The learned Judge however thought the action maintainable and the plaintiff had a verdict for £54. On a former day a motion was made to enter a nonsuit and the same argument was urged. No one appeared on the part of the plaintiff to maintain the verdict.

Dowling C.J. Being at first impressed with the seeming weight of the argument urged on the part of the defendant the Court took time to look into the point.
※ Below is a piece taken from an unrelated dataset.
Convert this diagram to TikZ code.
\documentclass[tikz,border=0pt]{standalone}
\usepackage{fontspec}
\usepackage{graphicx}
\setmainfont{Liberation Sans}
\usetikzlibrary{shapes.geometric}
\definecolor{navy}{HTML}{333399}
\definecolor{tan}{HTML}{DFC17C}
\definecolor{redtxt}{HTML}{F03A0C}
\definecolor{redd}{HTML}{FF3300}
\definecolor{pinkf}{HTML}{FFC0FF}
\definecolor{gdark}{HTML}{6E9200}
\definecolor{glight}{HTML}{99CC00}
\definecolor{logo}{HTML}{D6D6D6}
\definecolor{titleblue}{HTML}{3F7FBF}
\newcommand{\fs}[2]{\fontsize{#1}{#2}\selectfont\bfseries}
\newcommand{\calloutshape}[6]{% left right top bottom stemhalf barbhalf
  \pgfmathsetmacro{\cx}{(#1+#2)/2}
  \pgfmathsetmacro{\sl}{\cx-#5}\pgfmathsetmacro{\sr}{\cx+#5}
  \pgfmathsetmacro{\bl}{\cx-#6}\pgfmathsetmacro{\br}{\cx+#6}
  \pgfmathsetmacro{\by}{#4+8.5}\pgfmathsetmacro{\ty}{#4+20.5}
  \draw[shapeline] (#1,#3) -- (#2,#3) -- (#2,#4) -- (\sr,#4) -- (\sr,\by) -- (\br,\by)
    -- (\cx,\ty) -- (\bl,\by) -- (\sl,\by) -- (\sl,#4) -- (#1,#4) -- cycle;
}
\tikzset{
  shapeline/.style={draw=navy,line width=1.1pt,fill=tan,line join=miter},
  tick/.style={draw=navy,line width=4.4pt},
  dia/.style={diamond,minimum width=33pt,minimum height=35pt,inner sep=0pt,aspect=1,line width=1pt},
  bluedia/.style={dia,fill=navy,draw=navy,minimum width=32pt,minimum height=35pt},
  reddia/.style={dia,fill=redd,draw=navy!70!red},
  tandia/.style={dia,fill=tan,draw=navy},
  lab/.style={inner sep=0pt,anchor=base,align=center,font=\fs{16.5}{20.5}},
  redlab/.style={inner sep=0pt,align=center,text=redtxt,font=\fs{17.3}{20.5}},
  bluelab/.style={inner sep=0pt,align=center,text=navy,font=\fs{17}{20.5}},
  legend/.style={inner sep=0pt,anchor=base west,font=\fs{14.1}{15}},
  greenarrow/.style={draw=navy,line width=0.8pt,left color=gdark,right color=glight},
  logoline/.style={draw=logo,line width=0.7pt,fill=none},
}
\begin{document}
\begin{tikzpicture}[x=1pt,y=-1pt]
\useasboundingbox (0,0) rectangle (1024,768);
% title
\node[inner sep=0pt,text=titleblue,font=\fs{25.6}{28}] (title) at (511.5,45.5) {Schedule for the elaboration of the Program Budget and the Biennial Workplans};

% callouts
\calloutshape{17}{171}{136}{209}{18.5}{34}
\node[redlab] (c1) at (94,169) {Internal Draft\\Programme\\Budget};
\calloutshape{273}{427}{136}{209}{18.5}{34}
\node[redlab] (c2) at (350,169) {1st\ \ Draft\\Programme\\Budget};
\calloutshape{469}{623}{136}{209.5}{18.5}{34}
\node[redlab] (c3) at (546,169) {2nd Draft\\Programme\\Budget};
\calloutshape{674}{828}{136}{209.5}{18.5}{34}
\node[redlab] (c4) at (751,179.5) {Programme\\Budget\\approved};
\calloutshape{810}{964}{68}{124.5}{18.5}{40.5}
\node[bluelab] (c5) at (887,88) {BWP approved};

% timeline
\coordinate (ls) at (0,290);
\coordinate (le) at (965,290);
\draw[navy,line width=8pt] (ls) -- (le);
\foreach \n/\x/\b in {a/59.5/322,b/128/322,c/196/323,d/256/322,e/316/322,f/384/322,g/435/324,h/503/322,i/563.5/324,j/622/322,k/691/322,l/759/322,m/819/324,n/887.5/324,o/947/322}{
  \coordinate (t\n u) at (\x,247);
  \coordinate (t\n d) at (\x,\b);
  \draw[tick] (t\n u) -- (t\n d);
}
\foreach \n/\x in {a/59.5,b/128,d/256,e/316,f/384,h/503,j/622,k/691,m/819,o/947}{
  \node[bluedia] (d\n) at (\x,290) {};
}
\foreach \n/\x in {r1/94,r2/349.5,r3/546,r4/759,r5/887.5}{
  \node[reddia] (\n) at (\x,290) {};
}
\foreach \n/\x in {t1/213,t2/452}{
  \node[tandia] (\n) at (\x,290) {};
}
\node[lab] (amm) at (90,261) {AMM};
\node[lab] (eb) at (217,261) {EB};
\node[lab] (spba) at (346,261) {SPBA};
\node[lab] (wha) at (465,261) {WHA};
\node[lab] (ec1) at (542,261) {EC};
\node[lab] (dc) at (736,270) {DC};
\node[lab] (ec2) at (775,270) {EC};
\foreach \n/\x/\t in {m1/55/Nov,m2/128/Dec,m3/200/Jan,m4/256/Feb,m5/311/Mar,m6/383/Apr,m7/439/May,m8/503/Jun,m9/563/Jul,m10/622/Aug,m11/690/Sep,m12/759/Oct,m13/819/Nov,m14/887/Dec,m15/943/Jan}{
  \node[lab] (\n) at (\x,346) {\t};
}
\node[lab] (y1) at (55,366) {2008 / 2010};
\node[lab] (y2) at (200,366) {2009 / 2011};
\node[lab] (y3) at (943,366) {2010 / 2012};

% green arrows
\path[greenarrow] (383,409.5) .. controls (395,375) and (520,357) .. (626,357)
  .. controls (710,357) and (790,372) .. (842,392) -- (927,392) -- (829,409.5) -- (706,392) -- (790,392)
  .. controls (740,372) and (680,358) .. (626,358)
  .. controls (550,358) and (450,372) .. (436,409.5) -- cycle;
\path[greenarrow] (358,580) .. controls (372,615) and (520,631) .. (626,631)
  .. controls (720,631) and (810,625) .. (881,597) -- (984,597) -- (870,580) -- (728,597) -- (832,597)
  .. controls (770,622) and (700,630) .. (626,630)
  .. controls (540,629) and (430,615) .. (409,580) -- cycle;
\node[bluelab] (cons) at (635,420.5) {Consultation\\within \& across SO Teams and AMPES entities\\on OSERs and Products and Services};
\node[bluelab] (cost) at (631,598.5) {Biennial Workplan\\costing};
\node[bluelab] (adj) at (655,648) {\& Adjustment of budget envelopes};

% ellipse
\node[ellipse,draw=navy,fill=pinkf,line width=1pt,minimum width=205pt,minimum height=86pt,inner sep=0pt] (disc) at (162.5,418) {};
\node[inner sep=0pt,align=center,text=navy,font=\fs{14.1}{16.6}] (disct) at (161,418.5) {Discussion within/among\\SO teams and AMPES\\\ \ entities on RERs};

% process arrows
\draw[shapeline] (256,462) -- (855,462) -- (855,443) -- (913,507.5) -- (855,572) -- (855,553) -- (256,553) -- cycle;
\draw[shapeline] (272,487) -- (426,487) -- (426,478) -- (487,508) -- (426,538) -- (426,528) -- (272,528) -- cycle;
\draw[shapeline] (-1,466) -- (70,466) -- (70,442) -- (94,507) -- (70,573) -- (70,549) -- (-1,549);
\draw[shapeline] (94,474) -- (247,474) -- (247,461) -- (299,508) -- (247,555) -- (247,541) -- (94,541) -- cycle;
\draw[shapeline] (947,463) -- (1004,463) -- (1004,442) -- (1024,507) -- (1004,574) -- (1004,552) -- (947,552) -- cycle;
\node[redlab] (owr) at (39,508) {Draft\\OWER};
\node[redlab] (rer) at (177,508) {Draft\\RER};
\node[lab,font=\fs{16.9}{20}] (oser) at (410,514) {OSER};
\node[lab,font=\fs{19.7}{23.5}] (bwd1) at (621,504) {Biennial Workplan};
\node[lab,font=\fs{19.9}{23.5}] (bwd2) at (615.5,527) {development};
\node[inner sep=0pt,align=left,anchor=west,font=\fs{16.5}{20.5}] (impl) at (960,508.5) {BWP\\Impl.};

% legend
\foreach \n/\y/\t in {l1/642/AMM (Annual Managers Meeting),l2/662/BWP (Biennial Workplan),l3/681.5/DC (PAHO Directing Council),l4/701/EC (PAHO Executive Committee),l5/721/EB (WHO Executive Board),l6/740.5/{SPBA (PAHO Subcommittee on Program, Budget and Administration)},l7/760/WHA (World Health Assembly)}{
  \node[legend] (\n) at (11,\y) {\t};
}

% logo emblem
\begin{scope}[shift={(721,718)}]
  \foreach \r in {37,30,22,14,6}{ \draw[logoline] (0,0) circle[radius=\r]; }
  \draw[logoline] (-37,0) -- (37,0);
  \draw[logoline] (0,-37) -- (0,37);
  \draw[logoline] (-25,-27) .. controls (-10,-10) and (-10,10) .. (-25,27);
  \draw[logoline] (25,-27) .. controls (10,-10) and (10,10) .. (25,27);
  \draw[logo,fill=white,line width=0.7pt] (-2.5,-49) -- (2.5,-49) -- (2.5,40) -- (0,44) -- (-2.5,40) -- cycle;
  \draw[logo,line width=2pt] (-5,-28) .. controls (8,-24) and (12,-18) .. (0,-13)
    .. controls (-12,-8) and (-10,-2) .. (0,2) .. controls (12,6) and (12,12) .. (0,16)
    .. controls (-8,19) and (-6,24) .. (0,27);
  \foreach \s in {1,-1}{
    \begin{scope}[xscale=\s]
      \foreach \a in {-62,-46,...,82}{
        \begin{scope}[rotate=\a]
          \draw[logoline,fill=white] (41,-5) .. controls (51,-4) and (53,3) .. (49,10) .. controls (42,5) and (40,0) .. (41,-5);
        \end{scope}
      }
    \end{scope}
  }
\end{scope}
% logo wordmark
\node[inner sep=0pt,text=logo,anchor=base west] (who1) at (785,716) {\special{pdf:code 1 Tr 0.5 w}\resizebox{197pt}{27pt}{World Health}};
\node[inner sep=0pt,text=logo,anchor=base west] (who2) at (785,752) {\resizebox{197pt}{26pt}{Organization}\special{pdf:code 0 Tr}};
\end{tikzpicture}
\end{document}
I am of opinion that the action was clearly maintainable. To support this action all that was necessary for the plaintiff to prove was the receipt of money by the defendant and his title to recover it. There was proof here of the receipt of money from time to time for a period of about four months and the deposit of it by the defendant in a drawer in the plaintiff's room of which she kept the key. The only prima facie question was on whose account and to whose use did she primarily receive it. It was not disputed that the rents of the three houses were the proper moneys of the plaintiff. Then on whose account did the defendant receive them? Her whole authority to receive them was derived from the plaintiff. She did not receive them to her own use. It was true that she was authorized by him to deduct the amount of the board and lodging and other expenses incurred on his account, and so far she was to be the hand in managing the money, first by receiving it on his account, and then deducting such sums as he had agreed to allow her for the board and lodging and other expense to which she had been lent on his behalf.

Still however the principle of principal and agent subsisted. She had no legal title to the money herself. It was his originally. She was sui juris, and had a right to the money when received though she had a lien upon it with his consent for the amount of her claim upon it for board and lodging and other expenses. It was primarily received by her on his account and to his use, though subject to his directions as to its appropriation. She was clearly charged by proof with specific rents during a period of four months and she offered nothing to discharge herself. She had no trust, other then as agent to receive on plaintiff's account and pay on his account. In the case of Harvey v. Archbold there was no evidence whatever offered on the part of the plaintiff for which a verdict could be entered. The plaintiffs left the note of the accounts wholly unexplained, and for anything that appeared to the contrary the defendant owed the plaintiff nothing. Here the defendant was charged with the receipt of money sufficiently specific on the plaintiff's account to cast upon her the burden of discharging herself by set off, or other medium of discharge.

The industry of Stephen J. has found out a case in point, Lorymer v. Stephens (1834) [ Lorymer v. Stephens (1834) 1 Cr. M. & R. 62, 4 Tyr. 869, 149 E.R. 994] where it appearing upon an account current and not stated, that the defendant was prima facie indebted to the plaintiff. The Court held that the defendant was liable for the amount of his gross receipts as money had and received to the plaintiff's use. In that case the defendant was captain of a ship whose peculiar employment by the plaintiff, who was the owner, gave him authority to appropriate monies to the ordinary uses of the vessel and large disbursements were admitted by the plaintiff to have been made on his account so as to reduce his demand.

But for the limitation of the plaintiff's demand in this instance to £54, he would have been entitled to recover the whole of the money traced to the hands of the defendant unless she could have discharged herself by set off from that liability. Rule refused.